Speaker
Description
The properties of the strongly intensive variable [1] characterizing correlations between the number of particles produced in two observation windows separated by a rapidity interval [2] in pp interactions at LHC energies are studied in the framework of the string fusion model [3]. The effects of the string fusion are taken into account by introducing a finite lattice (a grid) in the impact parameter plane [4]. The analytical calculations are supplemented by the MC simulations permitting to take into account the experimental conditions of pp collisions in ALICE at LHC.

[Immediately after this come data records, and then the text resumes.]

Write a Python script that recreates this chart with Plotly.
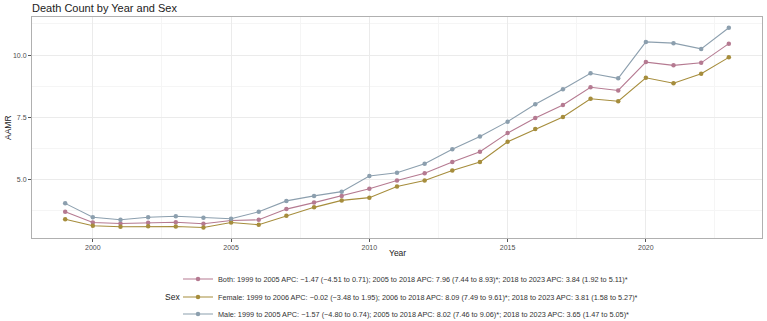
import plotly.graph_objects as go

years = list(range(1999, 2024))
both = [3.71, 3.28, 3.24, 3.27, 3.29, 3.23, 3.36, 3.39, 3.82, 4.08, 4.35, 4.64, 4.97, 5.26,
        5.71, 6.12, 6.87, 7.48, 8.00, 8.71, 8.58, 9.72, 9.59, 9.69, 10.46]
female = [3.41, 3.15, 3.11, 3.13, 3.12, 3.08, 3.28, 3.19, 3.55, 3.89, 4.17, 4.28, 4.73, 4.97,
          5.37, 5.71, 6.52, 7.03, 7.52, 8.25, 8.15, 9.09, 8.87, 9.25, 9.91]
male = [4.05, 3.49, 3.39, 3.49, 3.53, 3.47, 3.43, 3.71, 4.15, 4.35, 4.52, 5.15, 5.28, 5.64,
        6.22, 6.73, 7.33, 8.03, 8.63, 9.27, 9.07, 10.53, 10.48, 10.25, 11.10]

labels = [
    "Both: 1999 to 2005 APC: \u22121.47 (\u22124.51 to 0.71); 2005 to 2018 APC: 7.96 (7.44 to 8.93)*; 2018 to 2023 APC: 3.84 (1.92 to 5.11)*",
    "Female: 1999 to 2006 APC: \u22120.02 (\u22123.48 to 1.95); 2006 to 2018 APC: 8.09 (7.49 to 9.61)*; 2018 to 2023 APC: 3.81 (1.58 to 5.27)*",
    "Male: 1999 to 2005 APC: \u22121.57 (\u22124.80 to 0.74); 2005 to 2018 APC: 8.02 (7.46 to 9.06)*; 2018 to 2023 APC: 3.65 (1.47 to 5.05)*",
]
colors = ["#B57A91", "#A68D3C", "#8C9FAE"]
series = [both, female, male]
legend_ids = ["legend", "legend2", "legend3"]
legend_rows = [279, 297, 314]

W, H = 767, 321
fig = go.Figure()
for vals, lab, col, lid in zip(series, labels, colors, legend_ids):
    fig.add_trace(go.Scatter(
        x=years, y=vals, mode="lines+markers", name=lab, legend=lid,
        line=dict(color=col, width=1.1),
        marker=dict(color=col, size=4.5),
    ))

font = "Liberation Sans, Arial, sans-serif"
leg_common = dict(orientation="v", xref="container", yref="container",
                  x=178 / W, xanchor="left", yanchor="middle",
                  font=dict(size=7.3, color="#333333"), bgcolor="rgba(0,0,0,0)",
                  itemwidth=30)
layout_legends = {}
for lid, row in zip(legend_ids, legend_rows):
    layout_legends[lid] = dict(leg_common, y=1 - row / H)

fig.update_layout(
    width=W, height=H,
    margin=dict(l=32, r=5, t=17, b=83, autoexpand=False),
    paper_bgcolor="white", plot_bgcolor="white",
    font=dict(family=font, size=8, color="#333333"),
    title=dict(text="Death Count by Year and Sex", x=32 / W, xanchor="left",
               yref="container", y=1 - 8 / H, yanchor="middle",
               font=dict(size=11, color="#222222")),
    showlegend=True,
    annotations=[
        dict(text="Sex", xref="paper", yref="paper", x=(172 - 32) / 730,
             y=(238 - 297) / 221, xanchor="center", yanchor="middle",
             showarrow=False, font=dict(size=8.5, color="#222222")),
        dict(text="AAMR", xref="paper", yref="paper", x=(8 - 32) / 730,
             y=(238 - 128) / 221, xanchor="center", yanchor="middle", textangle=-90,
             showarrow=False, font=dict(size=8.5, color="#222222")),
        dict(text="Year", xref="paper", yref="paper", x=(397 - 32) / 730,
             y=(238 - 253) / 221, xanchor="center", yanchor="middle",
             showarrow=False, font=dict(size=8.5, color="#222222")),
    ],
    **layout_legends,
)
fig.update_xaxes(
    range=[1997.8, 2024.2], tickvals=[2000, 2005, 2010, 2015, 2020],
    showgrid=True, gridcolor="#EBEBEB", gridwidth=0.8,
    minor=dict(tickvals=[1997.5, 2002.5, 2007.5, 2012.5, 2017.5, 2022.5], showgrid=True,
               gridcolor="#F5F5F5", gridwidth=0.5, ticks=""),
    ticks="outside", ticklen=3, tickcolor="#555555", tickwidth=0.8,
    tickfont=dict(size=7, color="#4D4D4D"),
    showline=True, linecolor="#B0B0B0", linewidth=1, mirror=True, zeroline=False,
)
fig.update_yaxes(
    range=[2.66, 11.53], tickvals=[5.0, 7.5, 10.0], tickformat=".1f",
    showgrid=True, gridcolor="#EBEBEB", gridwidth=0.8,
    minor=dict(tickvals=[3.75, 6.25, 8.75, 11.25], showgrid=True,
               gridcolor="#F5F5F5", gridwidth=0.5, ticks=""),
    ticks="outside", ticklen=3, tickcolor="#555555", tickwidth=0.8,
    tickfont=dict(size=7, color="#4D4D4D"),
    showline=True, linecolor="#B0B0B0", linewidth=1, mirror=True, zeroline=False,
)

fig.write_html("out.html")
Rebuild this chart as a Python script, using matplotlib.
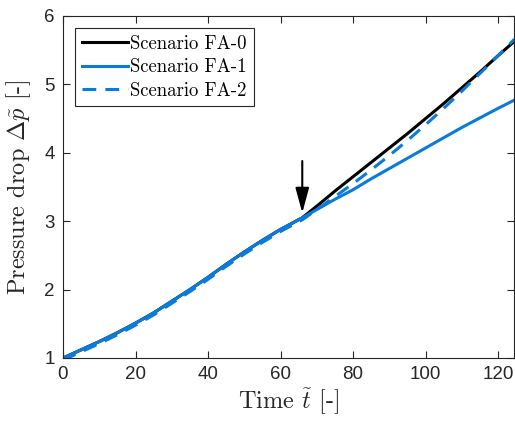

As a result, the dependence of this variable both on the width of the observation windows and on the value of the gap between them was found for several initial energies. It is demonstrated that in pp collisions at LHC energies the string fusion effects have a significant impact on the behavior of this strongly intensive variable. At that the role of these effects is increasing with the initial energy and centrality of the collision.
We show that the comparison of our model results with the preliminary experimental values of the strongly intensive variable obtained by the analysis of the ALICE data on pp collisions at 0.9 and 7 TeV enables to extract information on the parameters characterizing clusters with different numbers of merged strings, in particular, to find their two-particle correlation functions and the average multiplicity of charged particles from cluster decays.
This research was funded by the Russian Foundation for Basic Research, project number 18-02-40075.
References
- M.I. Gorenstein, M. Gazdzicki, Strongly intensive quantities, Phys. Rev. C 84 (2011) 014904.
- E. Andronov, V. Vechernin, Strongly intensive observable between multiplicities in two acceptance windows in a string model, Eur. Phys. J. A 55 (2019) 14.
- M.A. Braun, C. Pajares, A probabilistic model of interacting strings, Nucl. Phys. B 390 (1993) 542.
- S.N. Belokurova, V.V. Vechernin, Strongly intensive variables and long-range correlations in the model with a lattice in the transverse plane, Theor. Math. Phys. 200 (2019) 1094.